B2F Cohort Corner: Marcus Michelen
At the end of his time as a Bridge to the Faculty (B2F) scholar, Marcus Michelen is sharing his insights and experiences with the program.
Michelen is a member of the inaugural 2020 B2F cohort in Mathematics, Statistics and Computer Science, which he joined after starting at UIC in 2019 as a research assistant professor in that department.
What motivated you to apply for the B2F Program?
I first heard about the B2F program while I was a postdoc (research assistant professor) at UIC in the department of Mathematics, Statistics and Computer Science. I heard about the program at lunch with a few faculty members; the department had been quite supportive of me and my work (and continues to be), and so I happily applied.
What is the focus of your work in this program?
My work during my year in the B2F program was quite in line with the work I did during my year as a postdoc as well as my first year as an assistant professor. Overall, I am a mathematician who works on probability, which means I typically work on problems related to randomness. A sequence of work — one of which was during my year in the B2F program — I’m particularly proud of is a pair of papers concerning random matrices. A consequence of this work has to do with algorithms. There are some instances of large matrices (think of a spreadsheet of data) on which many algorithms run slowly. The work I’ve been doing demonstrates that while some instances behave poorly with algorithms, if you add just a tiny bit of randomness to each element of the spreadsheet, then it very likely behaves well with algorithms.
In what ways has this program impacted your work?
This program has helped me begin my career with the ability to put research at the forefront of my work.
What are your hopes for how you will take your experiences with the B2F Program into your future professional endeavors?
The B2F program is great for helping re-balance the scales of academia, which will be an ongoing process. My experiences within the program have helped remind me that while work is happening, the academic world has a way to go towards achieving what programs like B2F set out to do.
In your opinion, what are the larger impacts of the B2F Program?

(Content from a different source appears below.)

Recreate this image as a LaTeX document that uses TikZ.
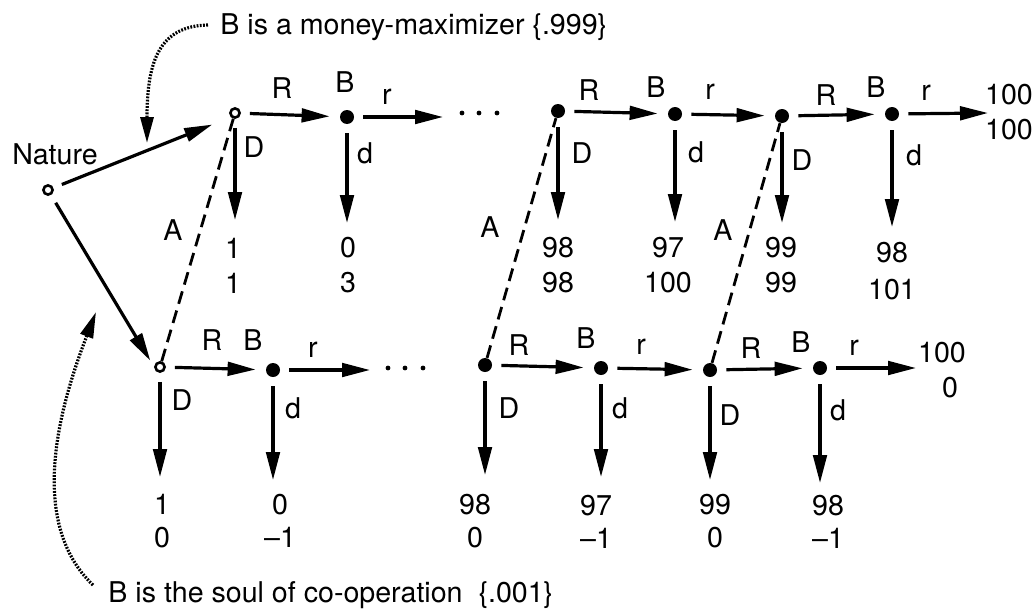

In my opinion, increasing the percentage of faculty members who look like their students helps the students as well as improves academia writ large. As a Dominican-American, the fact that UIC is a Hispanic Serving Institution and serves a significant Hispanic and Latinx student population is an aspect I appreciate about the university; the B2F program is a step towards helping the university have more faculty that reflects their student body. Of course, UIC is fortunate to serve many different types of students (not just Latinx students), and the B2F program has made progress towards having a positive impact on various groups on the UIC campus.